- INSTRUCTIONS FOR THE TASK: Count the lines that include the string "React", and give only that number.
_ _ _ _ _
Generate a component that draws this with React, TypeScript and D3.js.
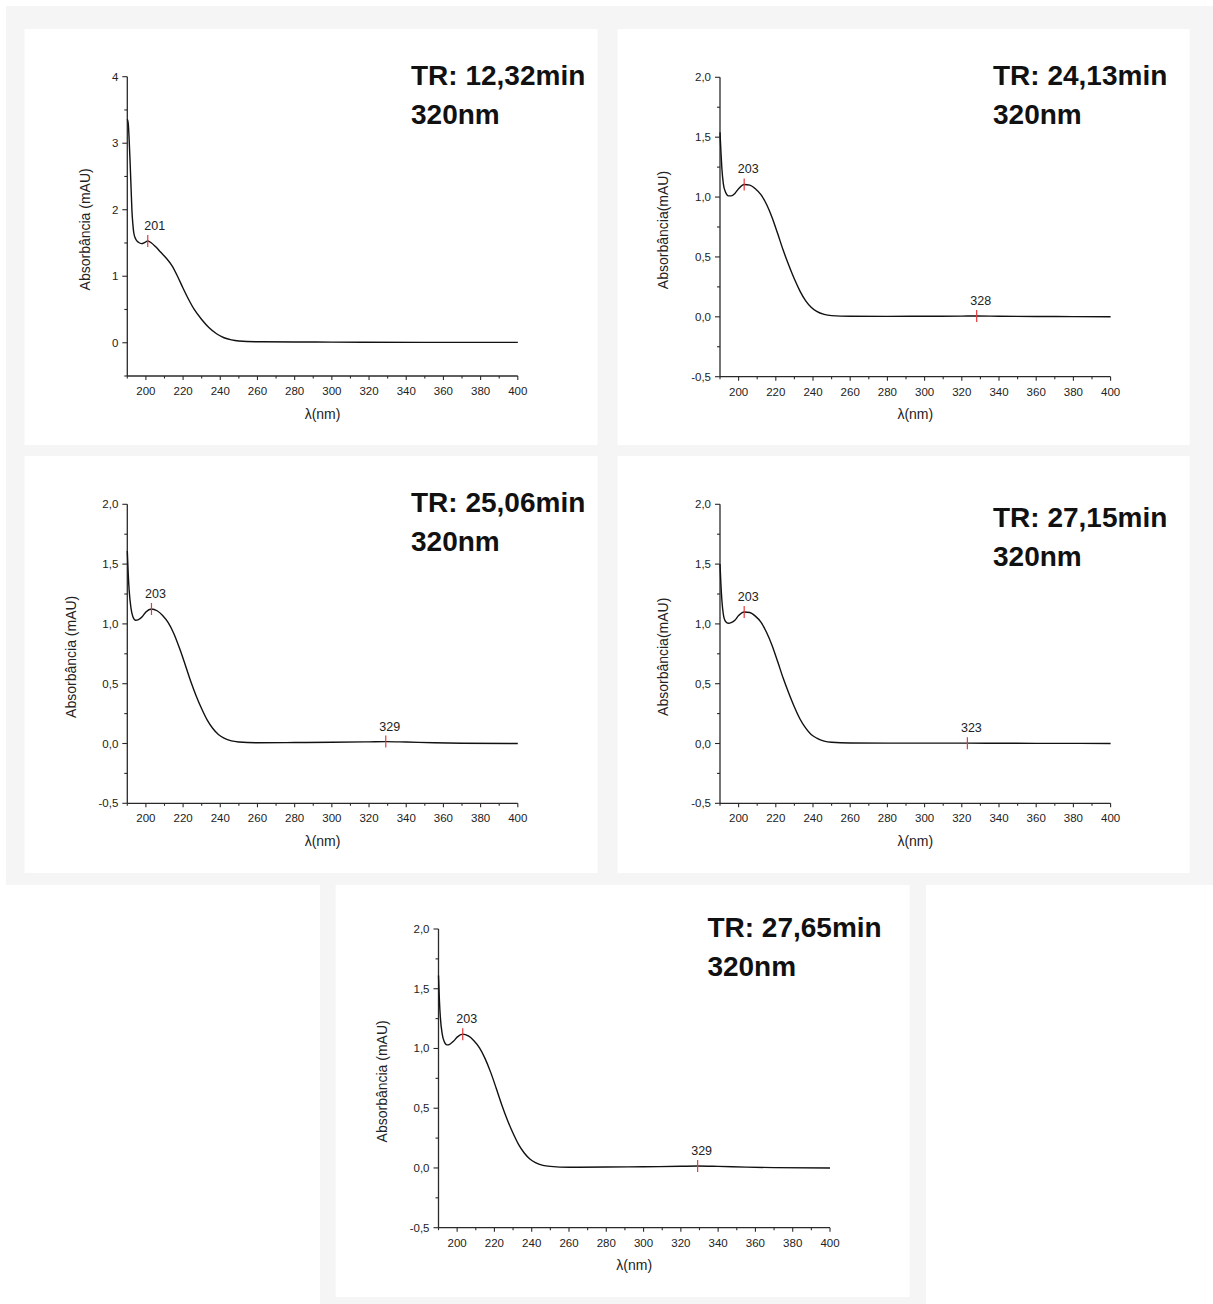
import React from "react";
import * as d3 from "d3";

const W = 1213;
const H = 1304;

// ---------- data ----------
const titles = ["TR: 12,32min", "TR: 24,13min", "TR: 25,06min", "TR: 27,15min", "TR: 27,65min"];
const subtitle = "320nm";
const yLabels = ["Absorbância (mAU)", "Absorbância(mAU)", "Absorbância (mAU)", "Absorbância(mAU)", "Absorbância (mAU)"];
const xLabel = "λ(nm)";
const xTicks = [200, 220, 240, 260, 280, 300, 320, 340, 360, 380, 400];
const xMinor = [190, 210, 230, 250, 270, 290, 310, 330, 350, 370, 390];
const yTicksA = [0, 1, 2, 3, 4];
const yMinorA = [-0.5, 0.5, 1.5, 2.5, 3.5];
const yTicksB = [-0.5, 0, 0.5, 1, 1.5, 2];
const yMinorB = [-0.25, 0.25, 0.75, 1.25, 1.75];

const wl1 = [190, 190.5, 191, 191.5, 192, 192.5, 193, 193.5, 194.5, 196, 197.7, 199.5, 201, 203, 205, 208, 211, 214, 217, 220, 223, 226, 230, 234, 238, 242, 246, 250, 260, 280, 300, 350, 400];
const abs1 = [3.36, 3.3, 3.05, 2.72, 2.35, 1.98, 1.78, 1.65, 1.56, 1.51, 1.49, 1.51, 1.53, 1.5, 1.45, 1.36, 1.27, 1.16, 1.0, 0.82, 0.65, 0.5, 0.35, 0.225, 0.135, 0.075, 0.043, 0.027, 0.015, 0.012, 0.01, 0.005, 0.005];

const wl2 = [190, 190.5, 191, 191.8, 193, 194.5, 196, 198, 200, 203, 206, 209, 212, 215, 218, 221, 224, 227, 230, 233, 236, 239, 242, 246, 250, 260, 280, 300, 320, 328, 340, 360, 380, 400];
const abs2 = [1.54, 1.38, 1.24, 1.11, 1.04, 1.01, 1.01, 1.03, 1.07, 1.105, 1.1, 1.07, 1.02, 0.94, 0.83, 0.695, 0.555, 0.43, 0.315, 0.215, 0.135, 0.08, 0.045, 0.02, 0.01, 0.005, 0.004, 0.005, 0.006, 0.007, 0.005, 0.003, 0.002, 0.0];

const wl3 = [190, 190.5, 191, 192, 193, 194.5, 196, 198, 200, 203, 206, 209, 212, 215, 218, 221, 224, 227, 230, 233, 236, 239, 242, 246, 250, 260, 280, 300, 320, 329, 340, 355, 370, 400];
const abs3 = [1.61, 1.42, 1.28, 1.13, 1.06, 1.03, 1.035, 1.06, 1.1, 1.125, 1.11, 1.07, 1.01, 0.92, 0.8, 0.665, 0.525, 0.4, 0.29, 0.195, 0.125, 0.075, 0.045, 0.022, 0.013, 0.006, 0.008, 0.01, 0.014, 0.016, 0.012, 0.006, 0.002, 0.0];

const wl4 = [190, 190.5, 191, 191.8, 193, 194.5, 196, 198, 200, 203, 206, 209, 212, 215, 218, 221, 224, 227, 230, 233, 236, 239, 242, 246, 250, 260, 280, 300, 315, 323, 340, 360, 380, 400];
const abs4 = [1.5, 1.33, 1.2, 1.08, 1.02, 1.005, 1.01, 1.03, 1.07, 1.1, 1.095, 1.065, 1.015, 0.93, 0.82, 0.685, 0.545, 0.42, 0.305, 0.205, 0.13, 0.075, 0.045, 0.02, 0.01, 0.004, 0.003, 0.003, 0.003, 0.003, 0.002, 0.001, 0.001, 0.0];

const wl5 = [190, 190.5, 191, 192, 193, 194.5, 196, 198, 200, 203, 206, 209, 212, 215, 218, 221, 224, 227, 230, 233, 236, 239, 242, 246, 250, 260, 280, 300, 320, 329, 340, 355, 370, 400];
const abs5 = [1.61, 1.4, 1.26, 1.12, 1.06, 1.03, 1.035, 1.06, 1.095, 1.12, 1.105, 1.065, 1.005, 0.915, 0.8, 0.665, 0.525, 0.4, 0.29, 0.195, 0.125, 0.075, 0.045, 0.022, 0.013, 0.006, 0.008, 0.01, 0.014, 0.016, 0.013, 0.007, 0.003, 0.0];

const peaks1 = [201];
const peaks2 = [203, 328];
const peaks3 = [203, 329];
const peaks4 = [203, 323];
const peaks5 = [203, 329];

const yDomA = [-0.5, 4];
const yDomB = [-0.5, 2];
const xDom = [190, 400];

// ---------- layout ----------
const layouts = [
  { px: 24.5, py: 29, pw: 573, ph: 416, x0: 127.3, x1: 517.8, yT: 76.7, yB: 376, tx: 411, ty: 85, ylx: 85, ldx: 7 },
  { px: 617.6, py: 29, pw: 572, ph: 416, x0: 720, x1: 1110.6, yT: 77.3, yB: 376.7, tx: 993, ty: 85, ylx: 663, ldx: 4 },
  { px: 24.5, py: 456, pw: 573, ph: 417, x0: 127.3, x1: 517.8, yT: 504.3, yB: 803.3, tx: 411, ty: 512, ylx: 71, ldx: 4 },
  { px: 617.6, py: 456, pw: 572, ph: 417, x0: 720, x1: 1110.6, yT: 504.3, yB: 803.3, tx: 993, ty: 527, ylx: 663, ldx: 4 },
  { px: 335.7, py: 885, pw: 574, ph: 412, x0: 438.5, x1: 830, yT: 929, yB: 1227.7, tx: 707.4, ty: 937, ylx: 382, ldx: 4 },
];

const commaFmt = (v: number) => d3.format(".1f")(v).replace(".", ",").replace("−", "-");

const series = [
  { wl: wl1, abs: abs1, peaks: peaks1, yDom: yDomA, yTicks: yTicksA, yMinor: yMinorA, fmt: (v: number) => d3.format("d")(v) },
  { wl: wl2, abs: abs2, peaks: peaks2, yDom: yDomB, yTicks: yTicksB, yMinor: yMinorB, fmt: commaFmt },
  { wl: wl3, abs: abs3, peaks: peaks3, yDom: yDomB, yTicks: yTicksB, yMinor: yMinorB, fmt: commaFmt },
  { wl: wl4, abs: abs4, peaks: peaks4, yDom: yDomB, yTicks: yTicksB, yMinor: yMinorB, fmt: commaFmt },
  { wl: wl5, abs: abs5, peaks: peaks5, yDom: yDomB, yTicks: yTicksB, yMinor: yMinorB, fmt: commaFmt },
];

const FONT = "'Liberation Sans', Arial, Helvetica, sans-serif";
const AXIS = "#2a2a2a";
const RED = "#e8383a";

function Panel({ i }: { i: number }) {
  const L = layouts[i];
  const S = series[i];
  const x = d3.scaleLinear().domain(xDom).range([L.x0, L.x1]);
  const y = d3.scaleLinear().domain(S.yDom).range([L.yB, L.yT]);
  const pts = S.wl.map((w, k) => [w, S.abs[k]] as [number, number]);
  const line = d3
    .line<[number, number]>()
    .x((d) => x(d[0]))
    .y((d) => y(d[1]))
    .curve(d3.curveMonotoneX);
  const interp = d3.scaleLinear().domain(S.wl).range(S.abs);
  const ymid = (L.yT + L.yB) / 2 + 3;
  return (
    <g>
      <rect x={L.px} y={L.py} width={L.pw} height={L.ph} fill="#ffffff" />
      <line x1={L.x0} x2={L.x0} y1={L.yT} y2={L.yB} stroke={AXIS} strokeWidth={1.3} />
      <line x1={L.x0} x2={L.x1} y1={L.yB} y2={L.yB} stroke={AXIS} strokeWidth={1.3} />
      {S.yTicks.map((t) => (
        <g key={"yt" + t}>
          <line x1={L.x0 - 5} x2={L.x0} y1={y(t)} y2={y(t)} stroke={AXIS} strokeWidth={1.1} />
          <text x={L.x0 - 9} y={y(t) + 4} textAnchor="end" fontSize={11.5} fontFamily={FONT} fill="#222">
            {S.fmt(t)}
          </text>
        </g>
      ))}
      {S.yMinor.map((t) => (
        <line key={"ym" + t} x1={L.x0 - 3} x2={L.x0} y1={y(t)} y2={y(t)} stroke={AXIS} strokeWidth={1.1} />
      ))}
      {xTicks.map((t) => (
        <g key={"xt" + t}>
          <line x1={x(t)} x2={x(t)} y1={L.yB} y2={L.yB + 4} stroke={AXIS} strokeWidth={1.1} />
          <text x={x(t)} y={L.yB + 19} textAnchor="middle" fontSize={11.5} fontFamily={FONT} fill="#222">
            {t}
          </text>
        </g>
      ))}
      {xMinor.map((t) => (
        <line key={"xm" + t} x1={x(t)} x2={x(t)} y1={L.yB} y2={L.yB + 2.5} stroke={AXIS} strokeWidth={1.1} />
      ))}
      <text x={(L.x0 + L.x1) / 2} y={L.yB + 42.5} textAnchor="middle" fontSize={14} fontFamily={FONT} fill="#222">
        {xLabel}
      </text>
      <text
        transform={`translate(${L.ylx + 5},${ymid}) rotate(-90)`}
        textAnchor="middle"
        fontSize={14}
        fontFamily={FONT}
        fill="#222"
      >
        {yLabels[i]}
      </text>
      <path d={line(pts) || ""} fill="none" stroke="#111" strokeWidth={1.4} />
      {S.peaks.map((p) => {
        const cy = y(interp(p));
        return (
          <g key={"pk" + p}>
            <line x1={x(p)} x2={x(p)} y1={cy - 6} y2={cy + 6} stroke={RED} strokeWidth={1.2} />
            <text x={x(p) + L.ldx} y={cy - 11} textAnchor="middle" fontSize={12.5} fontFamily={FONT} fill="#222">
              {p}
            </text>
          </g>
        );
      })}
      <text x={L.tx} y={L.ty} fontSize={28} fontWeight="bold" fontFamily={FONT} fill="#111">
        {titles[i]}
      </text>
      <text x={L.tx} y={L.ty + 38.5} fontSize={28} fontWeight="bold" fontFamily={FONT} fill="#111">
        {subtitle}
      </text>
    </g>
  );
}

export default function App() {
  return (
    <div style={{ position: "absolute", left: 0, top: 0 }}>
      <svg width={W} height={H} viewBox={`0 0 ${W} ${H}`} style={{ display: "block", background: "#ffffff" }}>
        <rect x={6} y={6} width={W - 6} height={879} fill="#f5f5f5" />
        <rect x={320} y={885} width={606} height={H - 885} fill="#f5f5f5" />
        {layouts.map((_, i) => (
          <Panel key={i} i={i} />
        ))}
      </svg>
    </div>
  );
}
_ _ _ _ _
- TASK OUTPUT: 2